Alan Cox alan at lxorguk.ukuu.org.uk
Tue Jun 28 13:03:04 GMT 2016


On Mon, 27 Jun 2016 23:29:16 +0300
Ahmet Emre Aladağ <aladagemre at gmail.com> wrote:

#include "I am not a lawyer.h"

> Hi,
> 
> I've started writing a book on Git/Gitbook. I want to licence it with
> Creative Commons Non-Commercial and offer it for free to the public.
> 
> I also want to make it collaborative so that anyone can contribute. But
> when they contribute, they have the copyright so they may not allow me to
> use it for commercial purposes.

Correct.

> What if I wanted to publish the book in printed format? That would require
> me to have commercial rights (so that I can make an agreement with
> publisher), which I don't have for the contributions from others.

That is unclear.

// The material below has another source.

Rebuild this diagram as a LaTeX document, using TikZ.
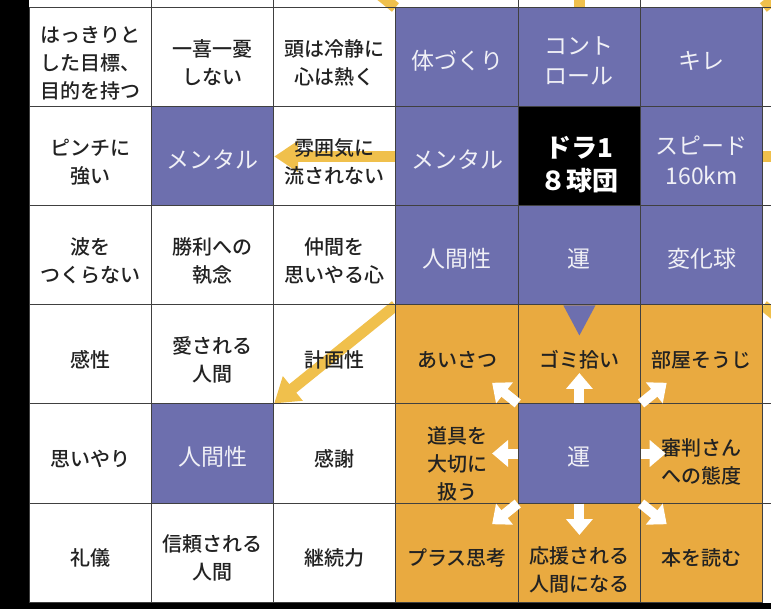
\documentclass[tikz,border=0pt]{standalone}
\usepackage{fontspec}
\setmainfont{Noto Sans CJK JP}
\newfontfamily\medfont{Noto Sans CJK JP Medium}
\usetikzlibrary{arrows.meta}
\pgfdeclarelayer{background}
\pgfsetlayers{background,main}

\begin{document}
\begin{tikzpicture}[x=1pt,y=-1pt]
  % Styles and colors
  \definecolor{themepurple}{RGB}{109,111,174}
  \definecolor{deedorange}{RGB}{233,170,64}
  \definecolor{arrowyellow}{RGB}{240,192,76}
  \definecolor{ink}{RGB}{34,34,34}
  \definecolor{themeink}{RGB}{240,240,246}
  \tikzset{
    box/.style={minimum width=122.3pt,minimum height=99pt,inner sep=0pt,
      draw=black!75,line width=1pt},
    celltext/.style={align=center,text=ink,yshift=-5.5pt,
      font=\medfont\fontsize{20}{28}\selectfont},
    themetext/.style={align=center,text=themeink,yshift=-3.5pt,
      font=\fontsize{23}{30}\selectfont},
    coretext/.style={align=center,text=white,yshift=-8pt,
      font=\bfseries\fontsize{26}{33}\selectfont},
    cell/.style={box,label={[celltext]center:{#1}}},
    theme/.style={box,fill=themepurple,label={[themetext]center:{#1}}},
    core/.style={box,fill=black,label={[coretext]center:{#1}}},
    deed/.style={box,fill=deedorange,label={[celltext]center:{#1}}},
    deedlow/.style 2 args={box,fill=deedorange,
      label={[celltext,yshift=-#2]center:{#1}}},
    grid/.style={draw=black!75,line width=1pt},
    yarrow/.style={draw=arrowyellow,line width=11pt,
      -{Triangle[length=24pt,width=30pt]}},
    warrow/.style={draw=white,line width=10pt,
      -{Triangle[length=16pt,width=26pt]}}
  }

  \useasboundingbox (0,0) rectangle (771,609);
  \clip (0,0) rectangle (771,609);

  % Row 1
  \node[cell={はっきりと\\した目標、\\目的を持つ}] (mokuhyo) at (90.2,57.5) {};
  \node[cell={一喜一憂\\しない}] (ikki) at (212.5,57.5) {};
  \node[cell={頭は冷静に\\心は熱く}] (atama) at (334.8,57.5) {};
  \node[theme={体づくり}] (karada) at (457.1,57.5) {};
  \node[theme={コント\\ロール}] (control) at (579.4,57.5) {};
  \node[theme={キレ}] (kire) at (701.7,57.5) {};
  % Row 2
  \node[cell={ピンチに\\強い}] (pinch) at (90.2,156.5) {};
  \node[theme={メンタル}] (mentalL) at (212.5,156.5) {};
  \node[cell={雰囲気に\\流されない}] (funiki) at (334.8,156.5) {};
  \node[theme={メンタル}] (mentalC) at (457.1,156.5) {};
  \node[core={ドラ1\\８球団}] (dora) at (579.4,156.5) {};
  \node[theme={スピード\\160km}] (speed) at (701.7,156.5) {};
  % Row 3
  \node[cell={波を\\つくらない}] (nami) at (90.2,255.5) {};
  \node[cell={勝利への\\執念}] (shori) at (212.5,255.5) {};
  \node[cell={仲間を\\思いやる心}] (nakama) at (334.8,255.5) {};
  \node[theme={人間性}] (ningenC) at (457.1,255.5) {};
  \node[theme={運}] (unC) at (579.4,255.5) {};
  \node[theme={変化球}] (henka) at (701.7,255.5) {};
  % Row 4
  \node[cell={感性}] (kansei) at (90.2,354.5) {};
  \node[cell={愛される\\人間}] (aisareru) at (212.5,354.5) {};
  \node[cell={計画性}] (keikaku) at (334.8,354.5) {};
  \node[deed={あいさつ}] (aisatsu) at (457.1,354.5) {};
  \node[deed={ゴミ拾い}] (gomi) at (579.4,354.5) {};
  \node[deed={部屋そうじ}] (heya) at (701.7,354.5) {};
  % Row 5
  \node[cell={思いやり}] (omoiyari) at (90.2,453.5) {};
  \node[theme={人間性}] (ningenL) at (212.5,453.5) {};
  \node[cell={感謝}] (kansha) at (334.8,453.5) {};
  \node[deedlow={道具を\\大切に\\扱う}{5pt}] (dougu) at (457.1,453.5) {};
  \node[theme={運}] (unL) at (579.4,453.5) {};
  \node[deedlow={審判さん\\への態度}{3pt}] (shinpan) at (701.7,453.5) {};
  % Row 6
  \node[cell={礼儀}] (reigi) at (90.2,552.5) {};
  \node[cell={信頼される\\人間}] (shinrai) at (212.5,552.5) {};
  \node[cell={継続力}] (keizoku) at (334.8,552.5) {};
  \node[deed={プラス思考}] (plus) at (457.1,552.5) {};
  \node[deedlow={応援される\\人間になる}{12pt}] (ouen) at (579.4,552.5) {};
  \node[deed={本を読む}] (hon) at (701.7,552.5) {};

  % Blocks outside the picture
  \coordinate (outUL) at (273.6,-91);
  \coordinate (outU) at (579.4,-91);
  \coordinate (outUR) at (885.2,-91);
  \coordinate (outR) at (885.2,156.5);
  \coordinate (outDR) at (885.2,404);

  % Yellow arrows, behind the texts
  \begin{pgfonlayer}{background}
    \fill[white] (0,0) rectangle (771,609);
    \draw[yarrow] (mentalC.west) -- (mentalL.east);
    \draw[yarrow] (ningenC.south west) -- (ningenL.north east);
    \draw[yarrow] (karada.north west) -- (outUL);
    \draw[yarrow] (control.north) -- (outU);
    \draw[yarrow] (kire.north east) -- (outUR);
    \draw[yarrow] (speed.east) -- (outR);
    \draw[yarrow] (henka.south east) -- (outDR);
  \end{pgfonlayer}

  % Pointer into the lower block
  \fill[themepurple] ([xshift=-16pt]unC.south) -- ([xshift=16pt]unC.south)
    -- ([yshift=-30pt]unC.south) -- cycle;

  % White arrows round luck
  \draw[warrow,shorten >=18.5pt] (unL.north) -- (gomi.center);
  \draw[warrow,shorten >=17.5pt] (unL.south) -- (ouen.center);
  \draw[warrow,shorten >=35pt] (unL.west) -- (dougu.center);
  \draw[warrow,shorten >=36pt] (unL.east) -- (shinpan.center);
  \draw[warrow,shorten >=45pt] (unL.north west) -- (aisatsu.center);
  \draw[warrow,shorten >=45pt] (unL.north east) -- (heya.center);
  \draw[warrow,shorten >=45pt] (unL.south west) -- (plus.center);
  \draw[warrow,shorten >=45pt] (unL.south east) -- (hon.center);

  % Cut-off neighbours and frame
  \foreach \x in {151.3,273.6,518.2,640.5}
    \draw[grid] (\x,0) -- (\x,8);
  \foreach \y in {8,107,206,305,404,503}
    \draw[grid] (762.8,\y) -- (771,\y);
  \fill (0,0) rectangle (29.4,609);
  \fill (0,602.5) rectangle (771,609);
\end{tikzpicture}
\end{document}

One thing to realise is that CC-NC has a huge problem
and is a very bad licence in some respects. "Non commercial" means a
million things to a million people and in most legal jurisdictions is not
defined. So it may be important to be clear what you mean and will allow.

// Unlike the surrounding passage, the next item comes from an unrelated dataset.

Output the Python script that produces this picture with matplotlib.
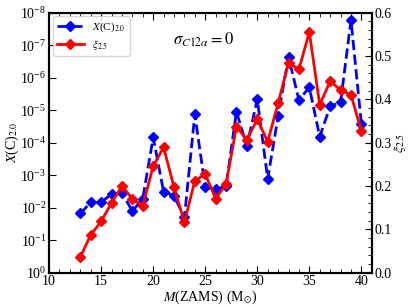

It's perfectly possible to print a CC-NC book, one usual way it happens
is that people wanting copies just go to the print on demand site you
uploaded it to and pay the printer for a copy. Likewise I know people
who've followed their interpretation of NC by printing a batch, selling
them and pricing so they don't make a profit. That is hard to do unless
you know the exact number of units in advance however.

> So, can I use a dual licensing so that

To a point. IUf you make it available CC-NC then a contributor can make
changes that are only CC-NC licensed, and some contributors may well wish
to do so. It's up to you to refuse to take changes back unless dual
licensed and original works from those contributors (because a CC-NC work
can have contributions made by a person which themselves contain CC-NC
compatible work by third parties which the contributor cannot choose to
dual licence).

Basically you need to both do your licence book keeping - and show you
have

> What's the best way to describe this dual licence?

As you have above, but make it clear what the rules for contributions
are. If you plan to do a commercial release then you probably also want
to track permission from your contributors, their identity and their
acknowledgement of your commercial use requirement.

One thing CC doesn't have a nice way to do that I know of is a CC-NC
where you permit accidental or necessary profit but require any so made
is contributed to a defined non profit cause.